Par Laure Anelli et Amid Khallouf


Des « détenus de seconde zone »

Le transfert de l’établissement pénitentiaire à l’UHSA suppose un changement d’écrou dans la prison la plus proche. Ce qui peut entraîner des délais de plusieurs semaines avant que les détenus n’aient à nouveau accès à leur compte nominatif et puissent cantiner tabac et autres produits d’hygiène ou alimentaires, ou téléphoner à leurs proches. Les soignants se trouvent souvent contraints de faire tampon, ce qui pèse parfois sur la relation de soin. Le temps passé en UHSA n’est en outre pas comptabilisé pour l’octroi de remises de peines supplémentaires. « On considère qu’ils ne font pas d’efforts de réinsertion », explique le Dr Douceron de l’UHSA d’Orléans. Autant de discriminations qui font dire à certains soignants que les patients sont traités comme des « détenus de seconde zone ».

Des cas isolés de mauvais traitements

À l’UHSA de Villejuif, des patients accueillis dans l’unité 1 subiraient des mauvais traitements, d’après Roch-Étienne Noto, qui y a été cadre jusqu’en mai 2017. S’il précise que « la plupart des soignants sont d’excellents professionnels de santé », il dénonce chez certains infirmiers des pratiques de « surdosage de médicaments, à l’insu des psychiatres ». Il rapporte également le cas de patients « mis à l’isolement et attachés au lit avec une contention mécanique », qui seraient, « par facilité », « nourris à la paille avec des compléments alimentaires liquides (du Fortimel) », qui devraient, comme leur nom l’indique, servir à compléter les repas, pas s’y substituer. De graves manquements dont Roch-Étienne Noto dit avoir alerté la direction. Des mesures auraient été prises, sans que la situation n’ait réellement changé, à en croire les dernières informations qui lui sont remontées.

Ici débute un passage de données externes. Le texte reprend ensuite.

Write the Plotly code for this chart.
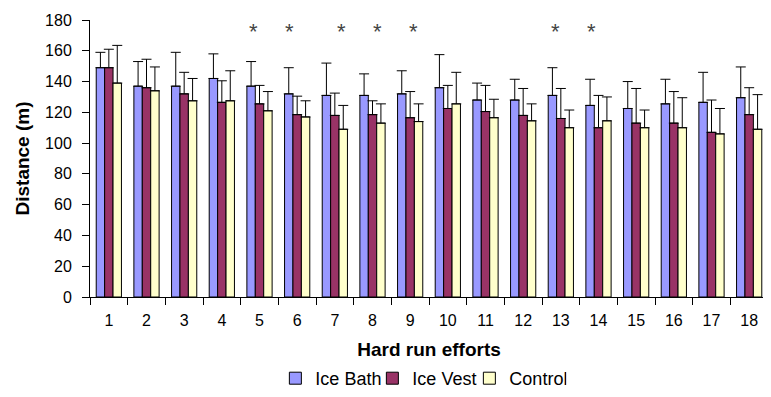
import plotly.graph_objects as go

efforts = [str(i) for i in range(1, 19)]

ice_bath = [149, 137, 137, 142, 137, 132, 131, 131, 132, 136, 128, 128, 131, 124.5, 122.5, 125.5, 126.5, 129.5]
ice_bath_sd = [10, 16, 22, 16, 16, 17, 21, 14, 15, 21.5, 11, 13.5, 18, 17, 17.5, 16, 19.5, 20]

ice_vest = [149, 136, 132, 126.5, 125.5, 118.5, 118, 118.5, 116.5, 122.5, 120.5, 118, 116, 110, 113, 113, 107, 118.5]
ice_vest_sd = [12, 18.5, 14, 14, 12, 12, 14.5, 9, 17, 15, 17, 17.5, 19.5, 21, 22.5, 20.5, 21, 17.5]

control = [139, 134, 127.5, 127.5, 121, 117, 109, 113, 114, 125.5, 116.5, 114.5, 110, 114.5, 110, 110, 106, 109]
control_sd = [24.5, 15.5, 14.5, 19.5, 12.5, 10.5, 15.5, 12.5, 11.5, 20.5, 12, 11, 11.5, 15.5, 11.5, 19.5, 16.5, 22.5]

significant = ["5", "6", "7", "8", "9", "13", "14"]
star_level = 172.5

series = [
    ("Ice Bath", ice_bath, ice_bath_sd, "#9999FF"),
    ("Ice Vest", ice_vest, ice_vest_sd, "#993366"),
    ("Control", control, control_sd, "#FFFFCC"),
]

fig = go.Figure()
for name, vals, sd, col in series:
    fig.add_trace(go.Bar(
        x=efforts, y=vals, name=name,
        marker=dict(color=col, line=dict(color="black", width=1)),
        error_y=dict(type="data", array=sd, arrayminus=[0] * len(sd), symmetric=False,
                     color="black", thickness=1, width=5),
    ))

# small manual nudges of the asterisks (pixels), as in the original figure
star_nudge = {"5": -6, "6": -8, "7": 7, "8": 5, "9": 3, "13": -5, "14": -7}
for c in significant:
    fig.add_annotation(x=efforts.index(c), y=star_level, text="*", showarrow=False,
                       xshift=star_nudge.get(c, 0),
                       font=dict(size=22, color="#444444", family="Liberation Sans"),
                       yanchor="middle")

fig.update_layout(
    width=763, height=389,
    margin=dict(l=82, r=3, t=12, b=100, autoexpand=False),
    paper_bgcolor="white", plot_bgcolor="white",
    barmode="group", bargap=0.33, bargroupgap=0,
    font=dict(family="Liberation Sans, Arial, sans-serif", size=16, color="black"),
    showlegend=True,
    legend=dict(orientation="h", x=0.488, xanchor="center", yref="container",
                y=-0.014, yanchor="bottom", borderwidth=0,
                font=dict(size=18), itemwidth=30, entrywidth=52, traceorder="normal"),
    xaxis=dict(
        type="category", automargin=False,
        showline=True, linecolor="black", linewidth=1,
        ticks="outside", tickson="boundaries", ticklen=7, tickcolor="black",
        ticklabelstandoff=9,
        showgrid=False,
        title=dict(text="<b>Hard run efforts</b>", font=dict(size=19), standoff=14),
    ),
    yaxis=dict(
        automargin=False,
        range=[0, 180], dtick=20, showline=True, linecolor="black", linewidth=1,
        ticks="outside", ticklen=7, tickcolor="black", showgrid=False, zeroline=False,
        ticklabelstandoff=7,
        title=dict(text="<b>Distance (m)</b>", font=dict(size=19), standoff=10),
    ),
)

fig.write_html("out.html")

(1) Commission des affaires sociales du Sénat, Rapport d’information sur les UHSA, 5 juillet 2017.
(2) En 2014, 928 personnes détenues avaient été hospitalisées sans leur consentement, 1029 « librement », et 632 de façon mixte (entrée d’office, puis prolongation en soins libres, et vice versa). Source : ibid.
(3) Ibid.
(4) Ibid.
(5) Ibid.
(6) Rapport de visite de l’unité hospitalière spécialement aménagée (UHSA) de Seclin (Nord) réalisée du 12 au 15 mai 2014. (7) Lire notamment Caroline Protais, « La gestion des drogues et des conduites addictives en UHSA. Note de synthèse d’une enquête effectuée dans les 7 UHSA de France », OFDT, note 2015- 07, décembre 2015.
(8) De Labrouhe D. et al., « Hospitalisation en unité hospitalière spécialement aménagée : enquête de satisfaction auprès des patients », Revue d’épidémiologie et de santé publique (2017). Enquête réalisée auprès de 125 patients sortant des UHSA de Villejuif et Seclin entre février et juin 2015.